- A-Z Animals
The Mountain Gorilla is a massive African gorilla, which is also the largest living primate. It is one of the two subspecies of the ‘Eastern Gorilla’ (with the other one being the ‘Grauer’s Gorilla’, or the ‘Eastern Lowland Gorilla’, the more populous one). The term ‘beringei’ in the scientific name of the mountain gorilla is in honor of the German explorer Captain Robert von Beringe, who discovered the animal on October 17, 1902, during his expedition to the volcanic Virunga mountains. These critically endangered herbivores lead a peaceful social life, and rarely attack humans.
|G. b. beringei|
|Gorilla beringei beringei|
|G. b. beringei|
|Gorilla beringei beringei|
Height (size): The standing height is between 4 and 6 feet (1.2 to 1.8 m).
Weight: Adult gorillas weigh anything between 300 and 425 pounds.
Fur/hair/coat: The entire body covered with black, thick to very thick coat.
Bodily Characteristics: They have a short and thick trunk with a broad chest and strong shoulders. The arms are sturdy and somewhat longer than the stubby legs.
Facial Features: The eyes and ears are dwarfed by their huge head, while the muzzle is glossy and hairless. Like most other gorillas, their nose is special in the sense that no two mountain gorillas have the same nose print.
The longevity of these animals in the wild is about 35 years, and in captivity, approximately 53 years.
The location of this giant Gorilla is the high altitude biomes, ranging from 5,413 to 12,435 feet of the tropical rain forests of Virunga Mountains, the Democratic Republic of Congo, Rwanda, and Uganda. They specifically like living in bamboo forests.
They are found in a total of four national parks today, viz. the Bwindi Impenetrable, the Mgahinga Gorilla, the Volcanoes, and the Virunga national parks.
The Bwindi population from Uganda was thought to be an independent subspecies by some primatologists. However, no description has yet been finalized.
These primates live in groups (called ‘troops’) of up to 30 members consisting of a few younger males, juvenile or adult females, and babies, and is led by a silverback alpha male that is at least 12 years old.
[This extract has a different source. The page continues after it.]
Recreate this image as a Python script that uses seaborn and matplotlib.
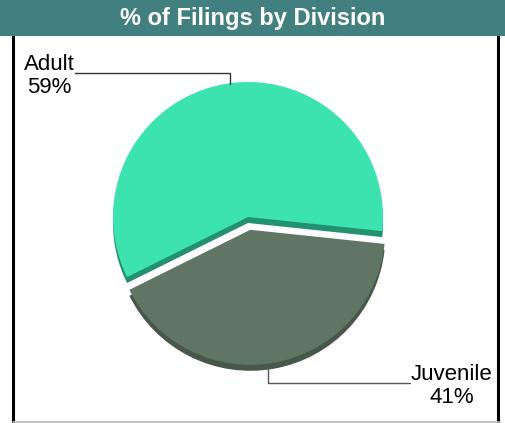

The alpha males are highly intelligent and take all the responsibilities, general decisions related to feeding trips, traveling, resting, and other group activities. They make sure that order is maintained within the troop.
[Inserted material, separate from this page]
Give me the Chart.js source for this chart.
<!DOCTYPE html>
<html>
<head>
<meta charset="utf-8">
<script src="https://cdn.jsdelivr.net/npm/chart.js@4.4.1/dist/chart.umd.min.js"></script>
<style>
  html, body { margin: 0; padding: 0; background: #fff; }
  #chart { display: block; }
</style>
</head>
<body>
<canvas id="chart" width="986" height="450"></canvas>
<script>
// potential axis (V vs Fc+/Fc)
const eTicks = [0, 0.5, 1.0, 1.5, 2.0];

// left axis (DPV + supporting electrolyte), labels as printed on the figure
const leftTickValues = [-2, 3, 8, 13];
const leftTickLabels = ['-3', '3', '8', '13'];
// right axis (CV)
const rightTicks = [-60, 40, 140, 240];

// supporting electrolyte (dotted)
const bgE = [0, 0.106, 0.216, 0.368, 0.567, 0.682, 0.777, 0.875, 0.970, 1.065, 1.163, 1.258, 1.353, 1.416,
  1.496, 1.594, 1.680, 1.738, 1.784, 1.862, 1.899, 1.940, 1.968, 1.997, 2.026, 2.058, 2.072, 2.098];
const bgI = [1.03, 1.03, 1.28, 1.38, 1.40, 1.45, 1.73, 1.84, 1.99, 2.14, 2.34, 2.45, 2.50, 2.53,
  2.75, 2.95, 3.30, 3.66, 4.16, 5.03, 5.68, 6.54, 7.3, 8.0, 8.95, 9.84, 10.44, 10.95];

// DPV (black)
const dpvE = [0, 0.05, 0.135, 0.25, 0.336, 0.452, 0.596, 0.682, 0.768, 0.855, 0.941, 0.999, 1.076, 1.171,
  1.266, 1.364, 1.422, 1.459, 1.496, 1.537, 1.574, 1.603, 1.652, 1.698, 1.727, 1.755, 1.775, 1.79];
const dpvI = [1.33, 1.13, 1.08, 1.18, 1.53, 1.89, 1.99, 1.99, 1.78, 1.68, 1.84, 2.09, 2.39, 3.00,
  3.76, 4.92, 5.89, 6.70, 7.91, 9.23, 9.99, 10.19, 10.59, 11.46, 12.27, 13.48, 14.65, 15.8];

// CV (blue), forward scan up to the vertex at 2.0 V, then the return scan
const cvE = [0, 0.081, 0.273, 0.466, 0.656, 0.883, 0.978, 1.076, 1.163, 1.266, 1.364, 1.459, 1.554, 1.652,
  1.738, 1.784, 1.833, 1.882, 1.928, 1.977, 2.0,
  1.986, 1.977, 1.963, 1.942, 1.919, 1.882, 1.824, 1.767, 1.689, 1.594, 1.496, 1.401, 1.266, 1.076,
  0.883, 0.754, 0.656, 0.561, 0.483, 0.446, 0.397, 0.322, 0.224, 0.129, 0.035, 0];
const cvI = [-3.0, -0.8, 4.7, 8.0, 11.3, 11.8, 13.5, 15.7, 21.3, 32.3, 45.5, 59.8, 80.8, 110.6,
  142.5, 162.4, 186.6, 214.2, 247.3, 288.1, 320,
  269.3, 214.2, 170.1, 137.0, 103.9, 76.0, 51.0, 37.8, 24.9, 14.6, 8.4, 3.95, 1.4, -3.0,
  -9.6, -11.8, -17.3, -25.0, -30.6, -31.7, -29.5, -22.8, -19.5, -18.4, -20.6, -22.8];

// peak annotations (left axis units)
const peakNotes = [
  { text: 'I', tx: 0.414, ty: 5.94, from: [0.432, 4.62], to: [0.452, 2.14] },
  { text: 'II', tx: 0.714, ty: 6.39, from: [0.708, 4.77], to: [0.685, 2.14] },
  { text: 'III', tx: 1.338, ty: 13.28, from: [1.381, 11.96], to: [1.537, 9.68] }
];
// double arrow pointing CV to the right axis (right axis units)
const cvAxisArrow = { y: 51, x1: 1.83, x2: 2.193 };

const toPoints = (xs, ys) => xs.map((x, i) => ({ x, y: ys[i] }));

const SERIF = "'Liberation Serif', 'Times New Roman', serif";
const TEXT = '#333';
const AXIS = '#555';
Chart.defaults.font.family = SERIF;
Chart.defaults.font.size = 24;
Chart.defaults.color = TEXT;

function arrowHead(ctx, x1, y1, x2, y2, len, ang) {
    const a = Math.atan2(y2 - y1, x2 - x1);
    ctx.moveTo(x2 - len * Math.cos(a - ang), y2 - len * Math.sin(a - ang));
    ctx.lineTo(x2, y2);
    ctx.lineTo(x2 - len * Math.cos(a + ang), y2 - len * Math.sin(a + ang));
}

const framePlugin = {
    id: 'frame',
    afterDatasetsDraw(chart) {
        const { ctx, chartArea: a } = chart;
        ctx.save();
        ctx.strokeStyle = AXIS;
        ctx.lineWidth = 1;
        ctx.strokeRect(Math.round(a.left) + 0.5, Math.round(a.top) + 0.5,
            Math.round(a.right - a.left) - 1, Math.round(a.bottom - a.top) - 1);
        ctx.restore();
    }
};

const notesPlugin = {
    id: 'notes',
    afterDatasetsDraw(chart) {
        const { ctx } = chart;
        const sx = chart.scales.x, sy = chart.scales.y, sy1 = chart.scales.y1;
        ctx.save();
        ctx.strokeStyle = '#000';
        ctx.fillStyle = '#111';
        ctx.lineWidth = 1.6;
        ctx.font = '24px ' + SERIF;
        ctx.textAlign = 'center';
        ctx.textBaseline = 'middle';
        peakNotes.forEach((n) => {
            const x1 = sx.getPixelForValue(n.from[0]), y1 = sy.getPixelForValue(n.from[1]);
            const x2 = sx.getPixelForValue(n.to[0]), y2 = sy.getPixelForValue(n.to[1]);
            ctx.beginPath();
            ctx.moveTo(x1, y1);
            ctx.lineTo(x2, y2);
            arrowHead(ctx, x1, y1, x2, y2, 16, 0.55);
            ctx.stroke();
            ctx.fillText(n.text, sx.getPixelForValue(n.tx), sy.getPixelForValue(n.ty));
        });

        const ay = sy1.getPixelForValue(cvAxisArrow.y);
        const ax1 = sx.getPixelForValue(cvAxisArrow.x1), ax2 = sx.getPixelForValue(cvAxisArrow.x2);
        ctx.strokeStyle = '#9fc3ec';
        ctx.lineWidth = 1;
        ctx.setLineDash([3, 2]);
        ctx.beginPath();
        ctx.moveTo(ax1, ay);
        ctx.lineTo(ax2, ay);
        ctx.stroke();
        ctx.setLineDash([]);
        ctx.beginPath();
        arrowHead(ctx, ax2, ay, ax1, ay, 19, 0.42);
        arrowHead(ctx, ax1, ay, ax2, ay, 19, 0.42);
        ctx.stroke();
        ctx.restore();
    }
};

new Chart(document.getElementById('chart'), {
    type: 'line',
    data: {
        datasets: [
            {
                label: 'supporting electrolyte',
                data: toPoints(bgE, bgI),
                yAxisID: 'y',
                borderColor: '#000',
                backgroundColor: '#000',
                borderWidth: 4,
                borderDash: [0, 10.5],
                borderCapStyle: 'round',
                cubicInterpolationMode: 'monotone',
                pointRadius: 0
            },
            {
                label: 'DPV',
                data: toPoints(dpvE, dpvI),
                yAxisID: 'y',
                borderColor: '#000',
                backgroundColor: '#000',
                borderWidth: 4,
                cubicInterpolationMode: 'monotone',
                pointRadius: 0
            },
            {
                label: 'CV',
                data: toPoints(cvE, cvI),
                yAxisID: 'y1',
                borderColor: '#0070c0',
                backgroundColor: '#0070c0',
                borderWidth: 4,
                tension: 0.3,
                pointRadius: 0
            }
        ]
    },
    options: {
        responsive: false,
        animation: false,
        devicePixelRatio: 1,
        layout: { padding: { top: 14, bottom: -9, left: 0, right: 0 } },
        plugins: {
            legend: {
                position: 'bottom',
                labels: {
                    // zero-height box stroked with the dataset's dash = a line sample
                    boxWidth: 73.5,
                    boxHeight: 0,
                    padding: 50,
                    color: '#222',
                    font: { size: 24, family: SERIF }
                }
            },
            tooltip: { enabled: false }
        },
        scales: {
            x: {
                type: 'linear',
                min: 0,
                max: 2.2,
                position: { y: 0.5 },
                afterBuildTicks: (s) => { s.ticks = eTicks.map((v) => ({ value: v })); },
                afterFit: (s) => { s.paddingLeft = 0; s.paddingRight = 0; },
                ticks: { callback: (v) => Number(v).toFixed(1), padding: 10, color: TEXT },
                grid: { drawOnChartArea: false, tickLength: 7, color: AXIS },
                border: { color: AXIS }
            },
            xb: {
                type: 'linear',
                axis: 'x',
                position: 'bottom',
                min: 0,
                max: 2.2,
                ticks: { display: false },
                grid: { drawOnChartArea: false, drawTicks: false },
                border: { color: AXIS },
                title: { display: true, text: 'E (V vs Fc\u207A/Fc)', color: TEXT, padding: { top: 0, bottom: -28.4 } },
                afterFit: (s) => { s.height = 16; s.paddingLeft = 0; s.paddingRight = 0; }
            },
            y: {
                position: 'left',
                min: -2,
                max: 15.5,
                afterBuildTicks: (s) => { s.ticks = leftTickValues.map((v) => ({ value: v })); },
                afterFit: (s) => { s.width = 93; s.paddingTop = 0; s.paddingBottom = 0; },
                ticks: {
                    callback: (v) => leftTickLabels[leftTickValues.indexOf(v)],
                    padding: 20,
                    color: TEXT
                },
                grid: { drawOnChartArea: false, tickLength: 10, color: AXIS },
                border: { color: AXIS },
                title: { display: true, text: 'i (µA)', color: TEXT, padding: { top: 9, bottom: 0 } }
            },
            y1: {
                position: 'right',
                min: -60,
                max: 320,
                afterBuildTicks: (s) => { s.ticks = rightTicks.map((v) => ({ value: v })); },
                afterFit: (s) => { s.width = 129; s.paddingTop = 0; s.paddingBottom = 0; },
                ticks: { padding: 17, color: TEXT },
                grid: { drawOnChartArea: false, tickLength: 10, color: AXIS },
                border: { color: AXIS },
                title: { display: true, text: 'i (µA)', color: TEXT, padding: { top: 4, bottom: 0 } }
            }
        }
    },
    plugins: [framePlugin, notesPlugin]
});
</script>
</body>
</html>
The mountain gorillas are normally shy by nature, but when threatened, they can immediately turn aggressive. They display their rage banging on their chests, emitting roars and grunts of disgust. The alpha male usually attacks, while the females will fight to their death to protect their infants.
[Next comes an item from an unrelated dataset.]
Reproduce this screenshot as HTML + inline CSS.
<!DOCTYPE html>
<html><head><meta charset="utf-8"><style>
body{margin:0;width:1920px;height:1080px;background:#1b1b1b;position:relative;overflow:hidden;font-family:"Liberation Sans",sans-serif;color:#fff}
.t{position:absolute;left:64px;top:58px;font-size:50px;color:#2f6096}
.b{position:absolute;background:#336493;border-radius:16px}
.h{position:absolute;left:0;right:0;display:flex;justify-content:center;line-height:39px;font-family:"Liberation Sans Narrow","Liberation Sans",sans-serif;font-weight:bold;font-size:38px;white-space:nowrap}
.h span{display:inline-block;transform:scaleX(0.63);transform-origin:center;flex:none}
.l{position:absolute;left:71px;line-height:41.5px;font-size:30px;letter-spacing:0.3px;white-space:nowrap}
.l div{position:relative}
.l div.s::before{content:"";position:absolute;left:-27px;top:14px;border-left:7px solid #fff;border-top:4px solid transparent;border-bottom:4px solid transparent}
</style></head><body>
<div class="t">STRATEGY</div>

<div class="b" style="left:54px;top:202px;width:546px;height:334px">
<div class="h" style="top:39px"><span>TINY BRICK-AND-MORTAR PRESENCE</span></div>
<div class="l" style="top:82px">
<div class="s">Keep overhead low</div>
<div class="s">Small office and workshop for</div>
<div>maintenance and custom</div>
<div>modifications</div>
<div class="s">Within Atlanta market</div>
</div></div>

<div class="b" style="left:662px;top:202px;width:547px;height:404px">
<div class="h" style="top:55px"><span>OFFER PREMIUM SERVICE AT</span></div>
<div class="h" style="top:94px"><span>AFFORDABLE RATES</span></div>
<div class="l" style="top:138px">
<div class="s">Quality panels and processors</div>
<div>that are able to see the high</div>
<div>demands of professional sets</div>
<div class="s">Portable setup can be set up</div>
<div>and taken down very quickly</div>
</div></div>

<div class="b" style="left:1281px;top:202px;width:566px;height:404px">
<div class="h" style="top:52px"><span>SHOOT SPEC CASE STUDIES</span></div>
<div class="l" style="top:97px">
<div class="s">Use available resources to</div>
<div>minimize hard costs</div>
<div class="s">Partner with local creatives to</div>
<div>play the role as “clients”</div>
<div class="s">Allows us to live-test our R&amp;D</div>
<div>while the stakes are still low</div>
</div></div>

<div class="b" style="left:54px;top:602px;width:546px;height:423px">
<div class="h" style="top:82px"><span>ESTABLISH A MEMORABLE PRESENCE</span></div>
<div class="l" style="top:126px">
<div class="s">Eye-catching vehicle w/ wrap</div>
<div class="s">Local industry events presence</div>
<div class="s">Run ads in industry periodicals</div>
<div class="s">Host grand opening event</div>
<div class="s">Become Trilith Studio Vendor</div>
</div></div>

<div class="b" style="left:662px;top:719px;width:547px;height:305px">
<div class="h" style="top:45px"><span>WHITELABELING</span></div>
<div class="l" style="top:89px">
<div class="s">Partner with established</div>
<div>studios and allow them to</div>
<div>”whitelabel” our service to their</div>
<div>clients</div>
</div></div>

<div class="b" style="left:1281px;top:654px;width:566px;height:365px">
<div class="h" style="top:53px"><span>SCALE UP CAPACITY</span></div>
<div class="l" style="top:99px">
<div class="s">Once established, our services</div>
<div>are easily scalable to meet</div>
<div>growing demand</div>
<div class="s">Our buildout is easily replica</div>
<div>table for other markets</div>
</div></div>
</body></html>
Mountain gorillas have herbivorous eating habits and need a lot of food daily. They have an important role in the ecological niche since they consume a variety of leaves, fruits, and plants without clearing the entire site of vegetation, allowing for renewal and regrowth of plant species. Wild bamboo, stinging nettles, celery, bedstraw thistles are their favorite.
The Mountain Gorilla has no specific mating season. The silverbacks father the majority of the young in their groups. The females attain sexual maturity at the age of 10 years and can carry one baby (or at times, twins) during one gestation period, lasting for 8.5 months. They can mother 2 to 6 offspring in a lifetime.
The newborn weighs around 1.8 kg, and are helpless and dependent. They spend time and travel places clinging on the backs of their mothers until they are four years old. However, the weaning period begins at around 3.5 years.
Apart from hunters and poachers, they are sometimes attacked by leopards. Population from the lower altitudes can be attacked by crocodiles. Otherwise, being a powerful herbivore, they have no ‘natural predators’ above them in the food chain.
As of September 2016, the total number of mountain gorillas left in the wild is approximately 880. However, important measures have been taken by world’s top wildlife organizations, including the WWF, to protect them from extinction. Since 1996, these montane gorillas have been classified as ‘Critically Endangered’, before which (1986-1996), they were just ‘endangered’. Factors like habitat loss, hunting, illegal charcoal production, oil and gas exploration, war and instability, human poaching, diseases including pneumonia, etc.
At present, the Mountain Gorilla is a ‘critically endangered’ species. The IUCN 3.1 has categorized them under the ‘CR’ (Critically Endangered) species list.